- WHAT YOU WILL DO -
A verbatim copy is needed of the lines from the one containing "Reproduce this chart with Altair." down to the one containing "ys = alt.Scale(domain=[0, 10], nice=False, zero=False)", inclusive. Print it with no pictures.

[Records from a collection]

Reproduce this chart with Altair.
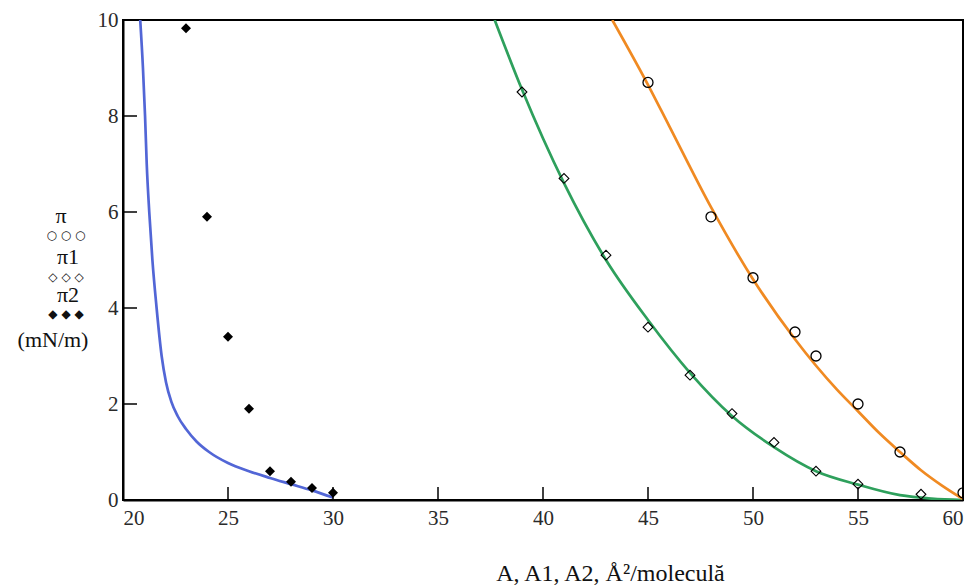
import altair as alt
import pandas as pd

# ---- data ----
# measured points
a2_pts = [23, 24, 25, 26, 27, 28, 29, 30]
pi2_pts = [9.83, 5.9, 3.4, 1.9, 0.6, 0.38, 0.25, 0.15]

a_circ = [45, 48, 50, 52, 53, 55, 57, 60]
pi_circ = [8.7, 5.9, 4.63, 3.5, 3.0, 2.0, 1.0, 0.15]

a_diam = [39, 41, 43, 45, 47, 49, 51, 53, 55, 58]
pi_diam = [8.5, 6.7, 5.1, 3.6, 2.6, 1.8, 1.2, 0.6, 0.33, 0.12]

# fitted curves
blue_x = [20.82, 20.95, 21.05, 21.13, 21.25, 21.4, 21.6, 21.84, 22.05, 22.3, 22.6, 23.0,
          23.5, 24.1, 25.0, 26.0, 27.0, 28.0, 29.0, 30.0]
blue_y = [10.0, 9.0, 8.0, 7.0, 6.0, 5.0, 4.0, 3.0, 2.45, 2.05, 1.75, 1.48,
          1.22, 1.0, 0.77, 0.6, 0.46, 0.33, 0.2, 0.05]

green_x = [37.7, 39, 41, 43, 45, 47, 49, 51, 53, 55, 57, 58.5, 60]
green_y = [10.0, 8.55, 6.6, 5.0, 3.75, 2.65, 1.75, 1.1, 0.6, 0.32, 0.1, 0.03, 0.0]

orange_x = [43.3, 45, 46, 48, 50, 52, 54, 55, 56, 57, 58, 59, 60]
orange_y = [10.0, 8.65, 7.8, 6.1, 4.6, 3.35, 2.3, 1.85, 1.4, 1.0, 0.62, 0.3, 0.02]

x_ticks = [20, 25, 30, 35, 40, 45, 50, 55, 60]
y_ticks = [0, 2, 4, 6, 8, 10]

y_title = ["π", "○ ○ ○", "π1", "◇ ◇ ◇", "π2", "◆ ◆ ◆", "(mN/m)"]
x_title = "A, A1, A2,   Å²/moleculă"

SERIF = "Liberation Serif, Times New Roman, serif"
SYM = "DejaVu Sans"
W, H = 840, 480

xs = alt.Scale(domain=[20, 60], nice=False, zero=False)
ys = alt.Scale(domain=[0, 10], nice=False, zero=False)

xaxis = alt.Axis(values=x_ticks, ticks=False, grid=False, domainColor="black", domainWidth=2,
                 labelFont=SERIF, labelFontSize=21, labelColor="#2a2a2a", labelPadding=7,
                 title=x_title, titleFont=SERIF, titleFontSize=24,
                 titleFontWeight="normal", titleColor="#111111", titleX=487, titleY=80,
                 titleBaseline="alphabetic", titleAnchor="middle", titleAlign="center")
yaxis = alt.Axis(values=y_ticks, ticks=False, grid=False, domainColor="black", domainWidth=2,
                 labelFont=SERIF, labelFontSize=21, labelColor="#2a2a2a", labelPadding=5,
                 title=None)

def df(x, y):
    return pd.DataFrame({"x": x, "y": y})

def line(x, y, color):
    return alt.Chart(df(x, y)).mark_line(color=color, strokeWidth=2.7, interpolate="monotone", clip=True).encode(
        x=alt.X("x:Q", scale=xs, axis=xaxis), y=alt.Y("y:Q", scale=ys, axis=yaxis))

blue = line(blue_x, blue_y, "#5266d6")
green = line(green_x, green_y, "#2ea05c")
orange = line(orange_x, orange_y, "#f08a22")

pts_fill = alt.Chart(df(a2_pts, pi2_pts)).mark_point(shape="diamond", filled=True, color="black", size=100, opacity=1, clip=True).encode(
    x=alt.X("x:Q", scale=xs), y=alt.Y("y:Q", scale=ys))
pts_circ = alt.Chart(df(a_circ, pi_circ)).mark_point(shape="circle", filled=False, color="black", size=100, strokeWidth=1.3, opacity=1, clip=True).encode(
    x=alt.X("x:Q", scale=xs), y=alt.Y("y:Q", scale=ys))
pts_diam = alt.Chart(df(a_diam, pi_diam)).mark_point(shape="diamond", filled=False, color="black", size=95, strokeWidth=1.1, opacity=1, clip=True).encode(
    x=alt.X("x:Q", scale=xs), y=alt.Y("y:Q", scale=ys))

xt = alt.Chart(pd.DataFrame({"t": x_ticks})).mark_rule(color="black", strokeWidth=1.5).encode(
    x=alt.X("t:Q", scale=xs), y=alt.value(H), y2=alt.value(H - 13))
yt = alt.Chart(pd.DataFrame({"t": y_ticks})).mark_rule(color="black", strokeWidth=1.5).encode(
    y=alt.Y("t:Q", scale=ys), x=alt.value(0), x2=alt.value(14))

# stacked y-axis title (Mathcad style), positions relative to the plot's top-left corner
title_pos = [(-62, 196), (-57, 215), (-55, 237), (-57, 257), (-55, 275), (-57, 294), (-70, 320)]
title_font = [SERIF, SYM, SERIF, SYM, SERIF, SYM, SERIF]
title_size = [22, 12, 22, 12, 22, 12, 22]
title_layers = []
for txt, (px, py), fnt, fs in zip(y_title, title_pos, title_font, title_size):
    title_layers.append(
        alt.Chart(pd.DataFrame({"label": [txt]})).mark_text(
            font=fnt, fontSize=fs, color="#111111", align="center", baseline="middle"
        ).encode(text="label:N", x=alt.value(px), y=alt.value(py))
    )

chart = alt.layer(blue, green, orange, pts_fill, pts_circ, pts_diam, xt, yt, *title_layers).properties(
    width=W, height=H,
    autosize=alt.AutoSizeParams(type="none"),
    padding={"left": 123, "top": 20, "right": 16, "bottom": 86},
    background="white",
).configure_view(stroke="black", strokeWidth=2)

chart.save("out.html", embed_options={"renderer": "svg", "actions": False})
* * *
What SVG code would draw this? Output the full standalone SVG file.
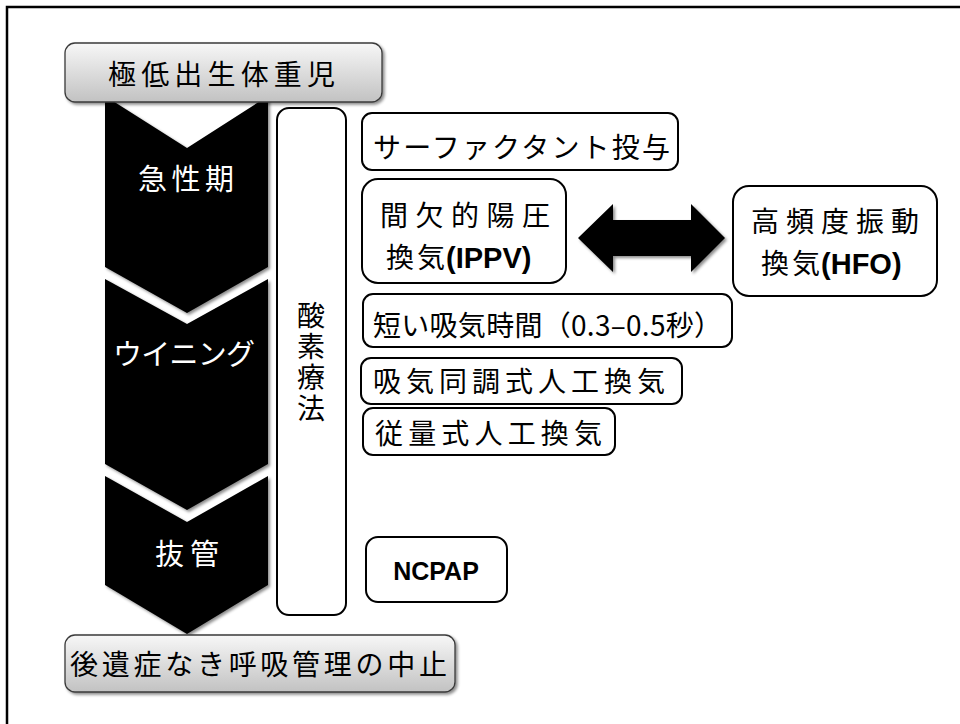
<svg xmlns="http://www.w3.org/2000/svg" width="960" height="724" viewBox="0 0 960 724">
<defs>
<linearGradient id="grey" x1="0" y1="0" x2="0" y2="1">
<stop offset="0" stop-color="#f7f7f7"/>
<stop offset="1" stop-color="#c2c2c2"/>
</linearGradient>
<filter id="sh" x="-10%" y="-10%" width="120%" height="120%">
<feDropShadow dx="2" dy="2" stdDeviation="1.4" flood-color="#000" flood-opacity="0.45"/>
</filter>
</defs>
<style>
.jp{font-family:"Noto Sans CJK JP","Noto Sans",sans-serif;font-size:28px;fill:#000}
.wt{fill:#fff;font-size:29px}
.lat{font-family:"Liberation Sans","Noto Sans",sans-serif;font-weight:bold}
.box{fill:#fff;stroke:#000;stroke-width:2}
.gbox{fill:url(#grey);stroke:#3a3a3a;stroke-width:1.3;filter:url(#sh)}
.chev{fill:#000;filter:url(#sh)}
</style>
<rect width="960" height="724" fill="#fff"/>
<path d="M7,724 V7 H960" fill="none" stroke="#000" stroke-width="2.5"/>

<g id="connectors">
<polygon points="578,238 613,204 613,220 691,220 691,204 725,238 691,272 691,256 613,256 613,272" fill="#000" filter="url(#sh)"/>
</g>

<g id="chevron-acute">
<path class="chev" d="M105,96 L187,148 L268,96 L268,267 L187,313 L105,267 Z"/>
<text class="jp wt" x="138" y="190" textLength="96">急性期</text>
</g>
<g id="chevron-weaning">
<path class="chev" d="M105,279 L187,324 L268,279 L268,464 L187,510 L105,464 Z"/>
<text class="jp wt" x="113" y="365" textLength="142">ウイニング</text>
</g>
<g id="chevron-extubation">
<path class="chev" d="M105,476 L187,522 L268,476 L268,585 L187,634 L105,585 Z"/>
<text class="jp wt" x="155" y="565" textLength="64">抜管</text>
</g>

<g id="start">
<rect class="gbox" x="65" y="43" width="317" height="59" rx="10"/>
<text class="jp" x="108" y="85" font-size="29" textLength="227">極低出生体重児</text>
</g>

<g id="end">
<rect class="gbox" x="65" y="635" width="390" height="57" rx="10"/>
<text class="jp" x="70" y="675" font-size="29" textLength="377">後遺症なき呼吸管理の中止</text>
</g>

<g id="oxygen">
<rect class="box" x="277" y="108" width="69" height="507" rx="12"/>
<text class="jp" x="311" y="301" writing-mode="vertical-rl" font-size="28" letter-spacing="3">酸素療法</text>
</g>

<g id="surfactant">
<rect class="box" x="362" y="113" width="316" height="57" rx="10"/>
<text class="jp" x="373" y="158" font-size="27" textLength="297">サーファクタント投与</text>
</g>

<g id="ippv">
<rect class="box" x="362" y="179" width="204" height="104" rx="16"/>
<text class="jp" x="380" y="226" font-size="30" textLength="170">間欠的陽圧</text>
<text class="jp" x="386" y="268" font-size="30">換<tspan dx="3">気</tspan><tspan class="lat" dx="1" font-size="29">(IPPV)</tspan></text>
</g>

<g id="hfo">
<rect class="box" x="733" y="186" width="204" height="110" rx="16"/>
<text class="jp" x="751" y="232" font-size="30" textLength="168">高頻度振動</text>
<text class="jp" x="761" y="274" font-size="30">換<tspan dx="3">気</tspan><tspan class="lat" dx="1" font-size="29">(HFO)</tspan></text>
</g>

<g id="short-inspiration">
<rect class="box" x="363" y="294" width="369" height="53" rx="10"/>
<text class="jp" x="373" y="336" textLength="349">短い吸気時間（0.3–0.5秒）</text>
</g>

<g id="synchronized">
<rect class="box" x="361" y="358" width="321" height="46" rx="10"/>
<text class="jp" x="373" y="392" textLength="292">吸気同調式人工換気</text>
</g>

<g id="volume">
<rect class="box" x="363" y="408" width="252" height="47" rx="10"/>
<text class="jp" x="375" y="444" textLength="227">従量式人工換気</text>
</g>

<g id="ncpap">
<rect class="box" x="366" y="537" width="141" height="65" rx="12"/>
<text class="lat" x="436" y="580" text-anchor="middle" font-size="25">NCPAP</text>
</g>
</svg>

- RESULT -
Reproduce this chart with Altair.
import altair as alt
import pandas as pd

# ---- data ----
# measured points
a2_pts = [23, 24, 25, 26, 27, 28, 29, 30]
pi2_pts = [9.83, 5.9, 3.4, 1.9, 0.6, 0.38, 0.25, 0.15]

a_circ = [45, 48, 50, 52, 53, 55, 57, 60]
pi_circ = [8.7, 5.9, 4.63, 3.5, 3.0, 2.0, 1.0, 0.15]

a_diam = [39, 41, 43, 45, 47, 49, 51, 53, 55, 58]
pi_diam = [8.5, 6.7, 5.1, 3.6, 2.6, 1.8, 1.2, 0.6, 0.33, 0.12]

# fitted curves
blue_x = [20.82, 20.95, 21.05, 21.13, 21.25, 21.4, 21.6, 21.84, 22.05, 22.3, 22.6, 23.0,
          23.5, 24.1, 25.0, 26.0, 27.0, 28.0, 29.0, 30.0]
blue_y = [10.0, 9.0, 8.0, 7.0, 6.0, 5.0, 4.0, 3.0, 2.45, 2.05, 1.75, 1.48,
          1.22, 1.0, 0.77, 0.6, 0.46, 0.33, 0.2, 0.05]

green_x = [37.7, 39, 41, 43, 45, 47, 49, 51, 53, 55, 57, 58.5, 60]
green_y = [10.0, 8.55, 6.6, 5.0, 3.75, 2.65, 1.75, 1.1, 0.6, 0.32, 0.1, 0.03, 0.0]

orange_x = [43.3, 45, 46, 48, 50, 52, 54, 55, 56, 57, 58, 59, 60]
orange_y = [10.0, 8.65, 7.8, 6.1, 4.6, 3.35, 2.3, 1.85, 1.4, 1.0, 0.62, 0.3, 0.02]

x_ticks = [20, 25, 30, 35, 40, 45, 50, 55, 60]
y_ticks = [0, 2, 4, 6, 8, 10]

y_title = ["π", "○ ○ ○", "π1", "◇ ◇ ◇", "π2", "◆ ◆ ◆", "(mN/m)"]
x_title = "A, A1, A2,   Å²/moleculă"

SERIF = "Liberation Serif, Times New Roman, serif"
SYM = "DejaVu Sans"
W, H = 840, 480

xs = alt.Scale(domain=[20, 60], nice=False, zero=False)
ys = alt.Scale(domain=[0, 10], nice=False, zero=False)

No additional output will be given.